*Given exercise:*
Exclude the pictures and return every line exactly as written.

*Dataset extract:*
---------------

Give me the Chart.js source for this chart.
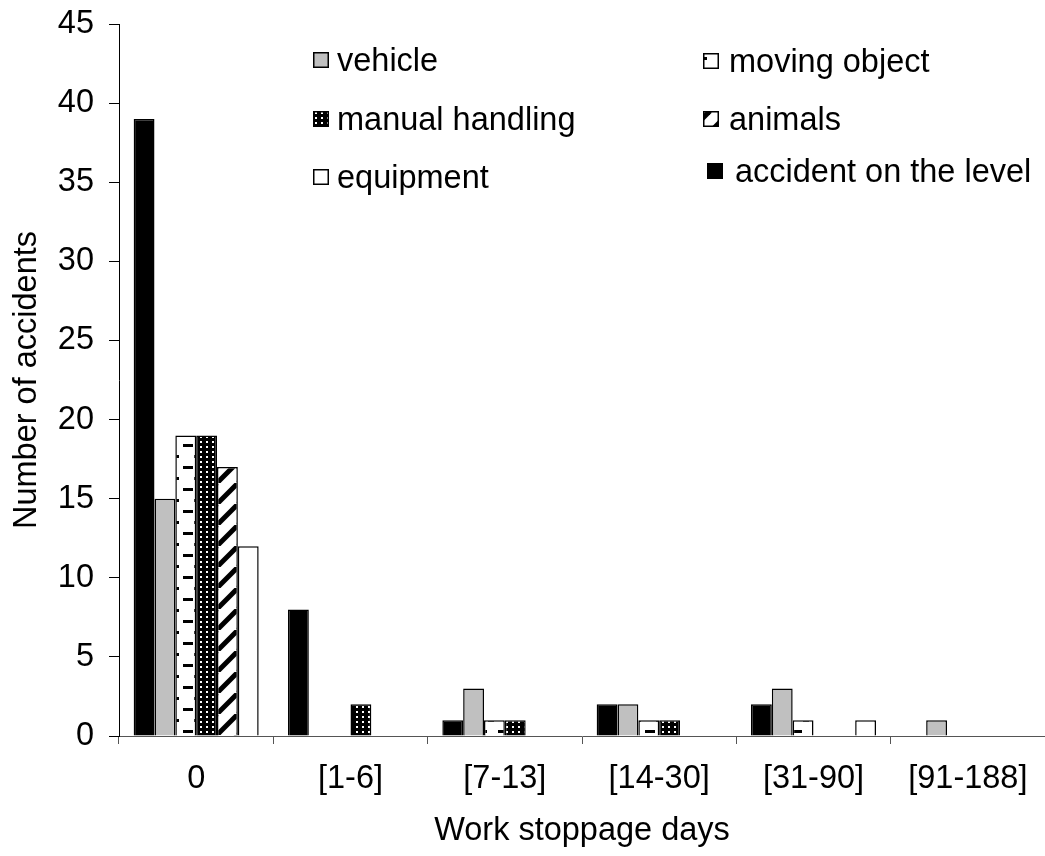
<!DOCTYPE html>
<html>
<head>
<meta charset="utf-8">
<script src="https://cdn.jsdelivr.net/npm/chart.js@4.4.0/dist/chart.umd.min.js"></script>
<style>
  html, body { margin: 0; padding: 0; background: #fff; }
  #wrap { position: relative; width: 1045px; height: 856px; }
  .legend-item {
    position: absolute;
    display: flex;
    align-items: center;
    font-family: 'Liberation Sans', Arial, sans-serif;
    font-size: 32.5px;
    line-height: 32px;
    color: #000;
    white-space: nowrap;
  }
</style>
</head>
<body>
<div id="wrap">
  <canvas id="chart"></canvas>
  <div id="legend"></div>
</div>
<script>
// Accidents by work stoppage days
const categories = ['0', '[1-6]', '[7-13]', '[14-30]', '[31-90]', '[91-188]'];
const levelCounts = [39, 8, 1, 2, 2, 0];
const vehicleCounts = [15, 0, 3, 2, 3, 1];
const movingObjectCounts = [19, 0, 1, 1, 1, 0];
const manualHandlingCounts = [19, 2, 1, 1, 0, 0];
const animalCounts = [17, 0, 0, 0, 0, 0];
const equipmentCounts = [12, 0, 0, 0, 1, 0];

const FONT = "'Liberation Sans', Arial, sans-serif";
const FONT_SIZE = 32.5;

function makeTile(w, h, paint) {
  const c = document.createElement('canvas');
  c.width = w;
  c.height = h;
  paint(c.getContext('2d'), w, h);
  return c;
}

const movingTile = makeTile(21, 22, (g, w, h) => {
  g.fillStyle = '#fff';
  g.fillRect(0, 0, w, h);
  g.fillStyle = '#000';
  g.fillRect(8, 4, 10, 3);
  g.fillRect(0, 15, 4, 3);
  g.fillRect(19, 15, 2, 3);
});

const manualTile = makeTile(6, 5, (g, w, h) => {
  g.fillStyle = '#000';
  g.fillRect(0, 0, w, h);
  g.fillStyle = '#fff';
  g.fillRect(2, 1, 2, 2);
});

const animalTile = makeTile(21, 21, (g, w, h) => {
  g.fillStyle = '#fff';
  g.fillRect(0, 0, w, h);
  g.strokeStyle = '#000';
  g.lineWidth = 5;
  [-w, 0, w].forEach(k => {
    g.beginPath();
    g.moveTo(k, h);
    g.lineTo(k + w, 0);
    g.stroke();
  });
});

const ctx = document.getElementById('chart').getContext('2d');
const movingPattern = ctx.createPattern(movingTile, 'repeat');
movingPattern.setTransform(new DOMMatrix().translate(175, 0));
const manualPattern = ctx.createPattern(manualTile, 'repeat');
const animalPattern = ctx.createPattern(animalTile, 'repeat');
animalPattern.setTransform(new DOMMatrix().translate(217, 0));

const series = [
  { key: 'level', label: 'accident on the level', data: levelCounts, fill: '#000' },
  { key: 'vehicle', label: 'vehicle', data: vehicleCounts, fill: '#c0c0c0' },
  { key: 'moving', label: 'moving object', data: movingObjectCounts, fill: movingPattern },
  { key: 'manual', label: 'manual handling', data: manualHandlingCounts, fill: manualPattern },
  { key: 'animals', label: 'animals', data: animalCounts, fill: animalPattern },
  { key: 'equipment', label: 'equipment', data: equipmentCounts, fill: '#fff' }
];

new Chart(ctx, {
  type: 'bar',
  data: {
    labels: categories,
    datasets: series.map(s => ({
      label: s.label,
      data: s.data,
      backgroundColor: s.fill,
      borderColor: '#000',
      borderWidth: 1.5,
      borderSkipped: 'start',
      inflateAmount: 0
    }))
  },
  options: {
    responsive: true,
    maintainAspectRatio: false,
    animation: false,
    layout: {
      padding: { top: 24, right: 0, bottom: 0, left: 0 }
    },
    datasets: {
      bar: { categoryPercentage: 0.81, barPercentage: 1 }
    },
    plugins: {
      legend: { display: false },
      tooltip: { enabled: false }
    },
    scales: {
      x: {
        grid: { offset: true, drawOnChartArea: false, tickLength: 8, color: '#555' },
        border: { color: '#555' },
        ticks: {
          color: '#000',
          font: { family: FONT, size: FONT_SIZE },
          padding: 15.5,
          maxRotation: 0,
          autoSkip: false
        },
        title: {
          display: true,
          text: 'Work stoppage days',
          color: '#000',
          font: { family: FONT, size: FONT_SIZE },
          padding: { top: 0, bottom: 5 }
        },
        afterFit: scale => { scale.height = 120; }
      },
      y: {
        min: 0,
        max: 45,
        ticks: {
          stepSize: 5,
          color: '#000',
          font: { family: FONT, size: FONT_SIZE },
          padding: 15
        },
        grid: { drawOnChartArea: false, tickLength: 10, color: '#000' },
        border: { color: '#000' },
        title: {
          display: true,
          text: 'Number of accidents',
          color: '#000',
          font: { family: FONT, size: FONT_SIZE },
          padding: { top: 7.5, bottom: 0 }
        },
        afterFit: scale => {
          scale.width = 119;
          // keep the plot top at the layout padding, labels may overhang
          scale.paddingTop = 0;
          scale.paddingBottom = 0;
        }
      }
    }
  }
});

// Legend laid out in two columns inside the plot, like the original
const legendSpots = {
  vehicle: [313, 44, 8],
  manual: [313, 103, 8],
  equipment: [313, 161, 8],
  moving: [703, 45, 10],
  animals: [703, 103, 10],
  level: [707, 155, 12]
};
const legendOrder = ['vehicle', 'moving', 'manual', 'animals', 'equipment', 'level'];
const legendEl = document.getElementById('legend');

legendOrder.forEach(key => {
  const s = series.find(d => d.key === key);
  const [x, y, gap] = legendSpots[key];
  const item = document.createElement('div');
  item.className = 'legend-item';
  item.style.left = x + 'px';
  item.style.top = y + 'px';

  const sw = document.createElement('canvas');
  sw.width = 16;
  sw.height = 16;
  sw.style.marginRight = gap + 'px';
  const g = sw.getContext('2d');
  g.fillStyle = s.fill;
  g.fillRect(0, 0, 16, 16);
  g.strokeStyle = '#000';
  g.lineWidth = 1.5;
  g.strokeRect(0.75, 0.75, 14.5, 14.5);

  const text = document.createElement('span');
  text.textContent = s.label;
  item.appendChild(sw);
  item.appendChild(text);
  legendEl.appendChild(item);
});
</script>
</body>
</html>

---------------

*The output:*
Give me the Chart.js source for this chart.
<!DOCTYPE html>
<html>
<head>
<meta charset="utf-8">
<script src="https://cdn.jsdelivr.net/npm/chart.js@4.4.0/dist/chart.umd.min.js"></script>
<style>
  html, body { margin: 0; padding: 0; background: #fff; }
  #wrap { position: relative; width: 1045px; height: 856px; }
  .legend-item {
    position: absolute;
    display: flex;
    align-items: center;
    font-family: 'Liberation Sans', Arial, sans-serif;
    font-size: 32.5px;
    line-height: 32px;
    color: #000;
    white-space: nowrap;
  }
</style>
</head>
<body>
<div id="wrap">
  <canvas id="chart"></canvas>
  <div id="legend"></div>
</div>
<script>
// Accidents by work stoppage days
const categories = ['0', '[1-6]', '[7-13]', '[14-30]', '[31-90]', '[91-188]'];
const levelCounts = [39, 8, 1, 2, 2, 0];
const vehicleCounts = [15, 0, 3, 2, 3, 1];
const movingObjectCounts = [19, 0, 1, 1, 1, 0];
const manualHandlingCounts = [19, 2, 1, 1, 0, 0];
const animalCounts = [17, 0, 0, 0, 0, 0];
const equipmentCounts = [12, 0, 0, 0, 1, 0];

const FONT = "'Liberation Sans', Arial, sans-serif";
const FONT_SIZE = 32.5;

function makeTile(w, h, paint) {
  const c = document.createElement('canvas');
  c.width = w;
  c.height = h;
  paint(c.getContext('2d'), w, h);
  return c;
}

const movingTile = makeTile(21, 22, (g, w, h) => {
  g.fillStyle = '#fff';
  g.fillRect(0, 0, w, h);
  g.fillStyle = '#000';
  g.fillRect(8, 4, 10, 3);
  g.fillRect(0, 15, 4, 3);
  g.fillRect(19, 15, 2, 3);
});

const manualTile = makeTile(6, 5, (g, w, h) => {
  g.fillStyle = '#000';
  g.fillRect(0, 0, w, h);
  g.fillStyle = '#fff';
  g.fillRect(2, 1, 2, 2);
});

const animalTile = makeTile(21, 21, (g, w, h) => {
  g.fillStyle = '#fff';
  g.fillRect(0, 0, w, h);
  g.strokeStyle = '#000';
  g.lineWidth = 5;
  [-w, 0, w].forEach(k => {
    g.beginPath();
    g.moveTo(k, h);
    g.lineTo(k + w, 0);
    g.stroke();
  });
});

const ctx = document.getElementById('chart').getContext('2d');
const movingPattern = ctx.createPattern(movingTile, 'repeat');
movingPattern.setTransform(new DOMMatrix().translate(175, 0));
const manualPattern = ctx.createPattern(manualTile, 'repeat');
const animalPattern = ctx.createPattern(animalTile, 'repeat');
animalPattern.setTransform(new DOMMatrix().translate(217, 0));

const series = [
  { key: 'level', label: 'accident on the level', data: levelCounts, fill: '#000' },
  { key: 'vehicle', label: 'vehicle', data: vehicleCounts, fill: '#c0c0c0' },
  { key: 'moving', label: 'moving object', data: movingObjectCounts, fill: movingPattern },
  { key: 'manual', label: 'manual handling', data: manualHandlingCounts, fill: manualPattern },
  { key: 'animals', label: 'animals', data: animalCounts, fill: animalPattern },
  { key: 'equipment', label: 'equipment', data: equipmentCounts, fill: '#fff' }
];

new Chart(ctx, {
  type: 'bar',
  data: {
    labels: categories,
    datasets: series.map(s => ({
      label: s.label,
      data: s.data,
      backgroundColor: s.fill,
      borderColor: '#000',
      borderWidth: 1.5,
      borderSkipped: 'start',
      inflateAmount: 0
    }))
  },
  options: {
    responsive: true,
    maintainAspectRatio: false,
    animation: false,
    layout: {
      padding: { top: 24, right: 0, bottom: 0, left: 0 }
    },
    datasets: {
      bar: { categoryPercentage: 0.81, barPercentage: 1 }
    },
    plugins: {
      legend: { display: false },
      tooltip: { enabled: false }
    },
    scales: {
      x: {
        grid: { offset: true, drawOnChartArea: false, tickLength: 8, color: '#555' },
        border: { color: '#555' },
        ticks: {
          color: '#000',
          font: { family: FONT, size: FONT_SIZE },
          padding: 15.5,
          maxRotation: 0,
          autoSkip: false
        },
        title: {
          display: true,
          text: 'Work stoppage days',
          color: '#000',
          font: { family: FONT, size: FONT_SIZE },
          padding: { top: 0, bottom: 5 }
        },
        afterFit: scale => { scale.height = 120; }
      },
      y: {
        min: 0,
        max: 45,
        ticks: {
          stepSize: 5,
          color: '#000',
          font: { family: FONT, size: FONT_SIZE },
          padding: 15
        },
        grid: { drawOnChartArea: false, tickLength: 10, color: '#000' },
        border: { color: '#000' },
        title: {
          display: true,
          text: 'Number of accidents',
          color: '#000',
          font: { family: FONT, size: FONT_SIZE },
          padding: { top: 7.5, bottom: 0 }
        },
        afterFit: scale => {
          scale.width = 119;
          // keep the plot top at the layout padding, labels may overhang
          scale.paddingTop = 0;
          scale.paddingBottom = 0;
        }
      }
    }
  }
});

// Legend laid out in two columns inside the plot, like the original
const legendSpots = {
  vehicle: [313, 44, 8],
  manual: [313, 103, 8],
  equipment: [313, 161, 8],
  moving: [703, 45, 10],
  animals: [703, 103, 10],
  level: [707, 155, 12]
};
const legendOrder = ['vehicle', 'moving', 'manual', 'animals', 'equipment', 'level'];
const legendEl = document.getElementById('legend');

legendOrder.forEach(key => {
  const s = series.find(d => d.key === key);
  const [x, y, gap] = legendSpots[key];
  const item = document.createElement('div');
  item.className = 'legend-item';
  item.style.left = x + 'px';
  item.style.top = y + 'px';

  const sw = document.createElement('canvas');
  sw.width = 16;
  sw.height = 16;
  sw.style.marginRight = gap + 'px';
  const g = sw.getContext('2d');
  g.fillStyle = s.fill;
  g.fillRect(0, 0, 16, 16);
  g.strokeStyle = '#000';
  g.lineWidth = 1.5;
  g.strokeRect(0.75, 0.75, 14.5, 14.5);

  const text = document.createElement('span');
  text.textContent = s.label;
  item.appendChild(sw);
  item.appendChild(text);
  legendEl.appendChild(item);
});
</script>
</body>
</html>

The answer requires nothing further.